High Court Judge Wilfrida Okwany has suspended the Ministry of Lands notice published on April 4th, 2018, discontinuing manual transactions at both the Nairobi and Central Registries to pave way for online transactions, until May 2nd, 2018 when the case filed by the Law Society of Kenya (LSK) to stop the automation of land transactions will be heard. The Ministry of Lands notice indicated that all property transactions including land searches, application for registration of documents, transfer of ownership or lease, caution and withdrawal of caution, as well as issuance of consent and valuation requests were to be done online.
The LSK is however against the automation of land transactions, terming it illegal for the reasons that: (i) it is against section 34 of the Advocates Act, which states, “no unqualified person shall, either directly or indirectly, take instructions or draw or prepare any document or instrument relating to the conveyancing of property”, (ii) Parliament was yet to pass a law that supports online land transactions, (iii) many Kenyans with no access to internet and online portal risk being dispossessed of their lands, and (iv) online processing of land transactions would expose the property owners to risk of fraud and loss of property through acts such as hacking. The concerns raised by LSK are valid as The Ministry of Lands ought to involve all the stakeholders through public participation to get the views on the practicality of rolling out an online based system in a country where internet access has not attained wide coverage and user/public sensitization also need to be prioritized before rolling out the online system. Digitization however has many advantages including promoting efficiency in the Ministry of Lands and cutting on costs related to the conveyancing process.

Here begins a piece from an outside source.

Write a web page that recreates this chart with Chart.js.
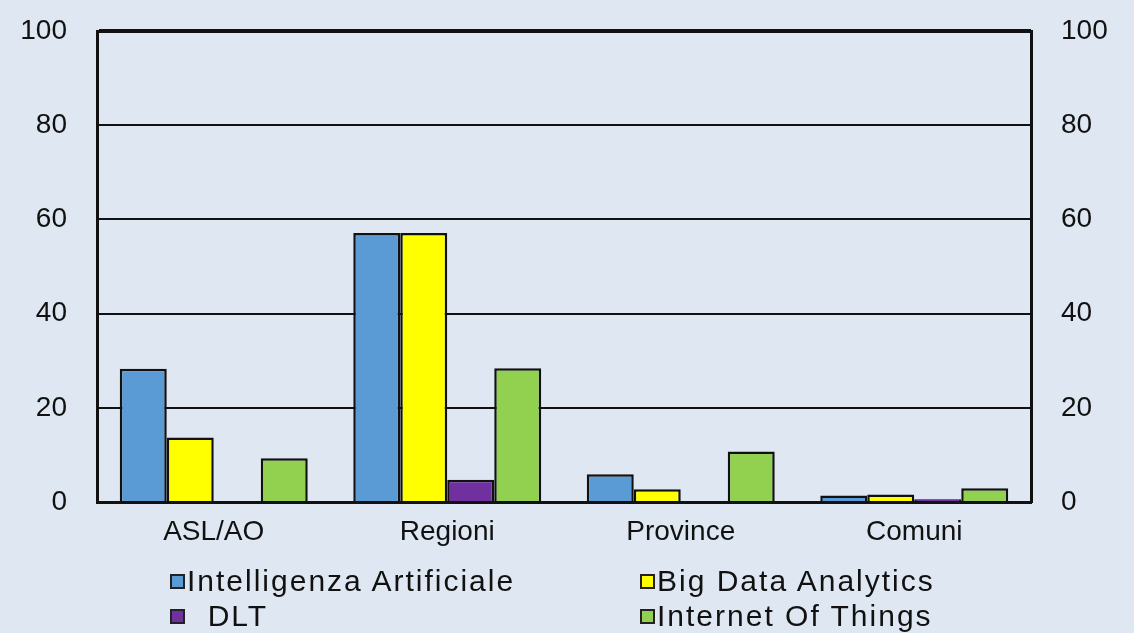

Another highlight of the week was that the National Assembly majority leader tabled a bill in Parliament seeking to amend the Stump Duty Act to exempt first time home buyers from paying stamp duty. Stamp duty tax is paid on the market value of a property at the rate of 4.0% for urban areas and 2.0% for rural areas and is payable within 30-days of signing sale agreement. In our opinion, if the bill is passed, it will be a move in the right direction as despite the minimal effect on the total house price, it will reduce the first time home buyers’ financial burden.
We remain positive on the performance of real estate sector in 2018 following the conclusion of the electioneering period that slowed activities in the sector in 2017 and the expected recovery of the economy growth with the GDP growth expected to come in at between 5.3%-5.5 % in 2018, up from the expected GDP growth of 4.7% for 2017. The pocket of value for the sector is in the residential theme boosted by fundamentals such as: (i) positive demographic trends evidenced by high population growth rate of 2.6% against global average of 1.2% that has led to sustained demand and high urbanization rates of 4.4% higher than global rates of 2.1%, (ii) Increased investor appetite due to the constantly growing housing deficit at 200,000 units p.a., iii) government incentives such as the 50% tax cut for developers of at least 100 affordable housing units annually, removal of statutory fees such as NEMA and NCA application fees, (iv) Kenyan Government’s Big Four initiative, and (v) continued infrastructural development.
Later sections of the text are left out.